The people of her home state, Akwa Ibom, and indeed, the entire oil producing states, will not forget her role in the abrogation of offshore/onshore oil dichotomy. Story has it that the abrogation got its tacit approval at the Ibom Hall, Uyo, on September 22, 1992, at her command performance to mark the creation of Akwa Ibom State when the then Military Governor of the state, Air Commodore Idongesit Nkanga persuaded her to appeal to President Ibrahim Babangida, who created the state, to abrogate the law of onshore/offshore dichotomy.

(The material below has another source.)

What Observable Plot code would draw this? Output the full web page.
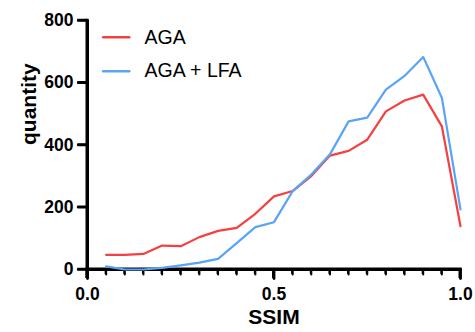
<!DOCTYPE html>
<html>
<head>
<meta charset="utf-8">
<script src="https://cdn.jsdelivr.net/npm/d3@7"></script>
<script src="https://cdn.jsdelivr.net/npm/@observablehq/plot@0.6"></script>
<style>
  html, body { margin: 0; padding: 0; background: white; }
  svg { display: block; }
</style>
</head>
<body>
<div id="chart"></div>
<script>
const ssim = [0.05, 0.1, 0.15, 0.2, 0.25, 0.3, 0.35, 0.4, 0.45, 0.5, 0.55, 0.6, 0.65, 0.7, 0.75, 0.8, 0.85, 0.9, 0.95, 1.0];
const aga = [47, 47, 50, 77, 75, 104, 124, 134, 179, 235, 252, 300, 366, 381, 417, 508, 543, 562, 460, 139];
const agaLfa = [10, 0, 0, 5, 13, 22, 34, 85, 136, 152, 252, 305, 370, 476, 488, 578, 622, 683, 552, 193];
const seriesNames = ["AGA", "AGA + LFA"];
const seriesColors = ["#f44040", "#5aa3f5"];
const yTicks = [0, 200, 400, 600, 800];
const xMajorTicks = [0, 0.5, 1.0];
const xMinorTicks = d3.range(1, 20).map(i => i / 20).filter(v => v !== 0.5);

const rows = [];
ssim.forEach((s, i) => {
  rows.push({ssim: s, quantity: aga[i], series: seriesNames[0], color: seriesColors[0]});
  rows.push({ssim: s, quantity: agaLfa[i], series: seriesNames[1], color: seriesColors[1]});
});

// axis pieces as thin filled rectangles (extents in data units)
const axisRects = [
  {x1: -0.004, x2: 0.004, y1: -29, y2: 804},
  {x1: -0.004, x2: 1.004, y1: -4.8, y2: 4.8}
];
const yTickRects = yTicks.map(v => ({x1: -0.026, x2: 0, y1: v - 4, y2: v + 4}));
const xMinorRects = xMinorTicks.map(v => ({x1: v - 0.0027, x2: v + 0.0027, y1: -16, y2: 0}));
const xMajorRects = xMajorTicks.map(v => ({x1: v - 0.004, x2: v + 0.004, y1: -29, y2: 0}));

// same pieces as stroked segments
const axisFrame = [{x: 0, y: 800, k: "a"}, {x: 0, y: 0, k: "a"}, {x: 1, y: 0, k: "a"}];
const yTickSegs = yTicks.flatMap(v => [{x: 0, y: v, k: "y" + v}, {x: -0.025, y: v, k: "y" + v}]);
const xMinorSegs = xMinorTicks.flatMap(v => [{x: v, y: 0, k: "m" + v}, {x: v, y: -16, k: "m" + v}]);
const xMajorSegs = xMajorTicks.flatMap(v => [{x: v, y: 0, k: "M" + v}, {x: v, y: -29, k: "M" + v}]);

// legend positions in data space
const legend = seriesNames.map((name, i) => ({name, color: seriesColors[i], y: i === 0 ? 746 : 637}));
const legendLines = legend.flatMap(d => [{x: 0.042, y: d.y, name: d.name, color: d.color}, {x: 0.112, y: d.y, name: d.name, color: d.color}]);

const chart = Plot.plot({
  width: 475,
  height: 332,
  marginLeft: 87,
  marginRight: 15,
  marginTop: 20,
  marginBottom: 63,
  style: {fontFamily: "'Liberation Sans', Arial, Helvetica, sans-serif", background: "white", color: "black"},
  x: {domain: [0, 1], axis: null},
  y: {domain: [0, 800], axis: null},
  color: {type: "identity"},
  marks: [
    Plot.rect(axisRects, {x1: "x1", x2: "x2", y1: "y1", y2: "y2", fill: "#000"}),
    Plot.rect(yTickRects, {x1: "x1", x2: "x2", y1: "y1", y2: "y2", fill: "#000"}),
    Plot.rect(xMinorRects, {x1: "x1", x2: "x2", y1: "y1", y2: "y2", fill: "#000"}),
    Plot.rect(xMajorRects, {x1: "x1", x2: "x2", y1: "y1", y2: "y2", fill: "#000"}),
    Plot.line(axisFrame, {x: "x", y: "y", z: "k", stroke: "#000", strokeWidth: 3}),
    Plot.line(yTickSegs, {x: "x", y: "y", z: "k", stroke: "#000", strokeWidth: 2.5}),
    Plot.line(xMinorSegs, {x: "x", y: "y", z: "k", stroke: "#000", strokeWidth: 2}),
    Plot.line(xMajorSegs, {x: "x", y: "y", z: "k", stroke: "#000", strokeWidth: 2.8}),
    Plot.text(yTicks, {x: 0, y: d => d, text: d => String(d), dx: -14, textAnchor: "end", fontSize: 17.5, fontWeight: "bold", fill: "black"}),
    Plot.text(xMajorTicks, {x: d => d, y: 0, dy: 25, text: d => d3.format(".1f")(d), fontSize: 17.5, fontWeight: "bold", fill: "black"}),
    Plot.line(rows, {x: "ssim", y: "quantity", z: "series", stroke: "color", strokeWidth: 2.2}),
    Plot.line(legendLines, {x: "x", y: "y", z: "name", stroke: "color", strokeWidth: 2.5}),
    Plot.text(legend, {x: 0.153, y: "y", text: "name", textAnchor: "start", fontSize: 19.5, fill: "black"}),
    Plot.text(["SSIM"], {frameAnchor: "bottom", dy: 54, fontSize: 21, fontWeight: "bold", fill: "black"}),
    Plot.text(["quantity"], {frameAnchor: "left", dx: -58, rotate: -90, fontSize: 21, fontWeight: "bold", fill: "black"})
  ]
});
document.getElementById("chart").appendChild(chart);
</script>
</body>
</html>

And so, when Christy took to the stage for the command performance that had Babangida, the late MKO Abiola and his wife, Simbiat, in attendance, she knelt down and told Babangida that unless he promised her and the people of Akwa Ibom right there that he would do something about the abrogation of the dichotomy law before leaving office, she will not get up. And typical of Babangida, after some minutes of silence in anticipation of his response, he assured the audience that he would look into the request before he left office. This much was acknowledged by Obong Akpan Isemin, the governor of Akwa Ibom State, in a broadcast announcing the receipt of the instrument abrogating the dichotomy.
Some people have equally argued that no other song would have gone for the state’s anthem than Akwa Ibom Mi, a song about Akwa Ibom that was written, composed and released by Christy, one of the songs she performed at the fifth anniversary dinner of the state at which she made the demand on Babangida.
A large hearted musician, Christy, just like the late Michael Jackson, gave both her time and resources to charity both in Nigeria and other West African countries like Ghana and Liberia. Through her Essential Childcare Foundation she touched the lives of the less privileged and indigent children across the country.
Aside music which brought her fame and fortune, she had her interest in other business endeavours that included Chuduak Limited, Soultrain Entertainment Limited, Chuduak Graphic Machinery Limited, Eagle Graphic Equipment Limited and Chuduak Properties among others. She also invested in EMIS one of the first privately owned telecommunication companies in Nigeria.
Though her last recoded album, Mysteries of Life was released in 1994, she had planned a re-launch of her career with a release of another album and a duet with her hip-hop musician son, Kaka, before death stroll in like a thief in the night and stole the Lady of Songs from her family, friends and millions of her fans the world over.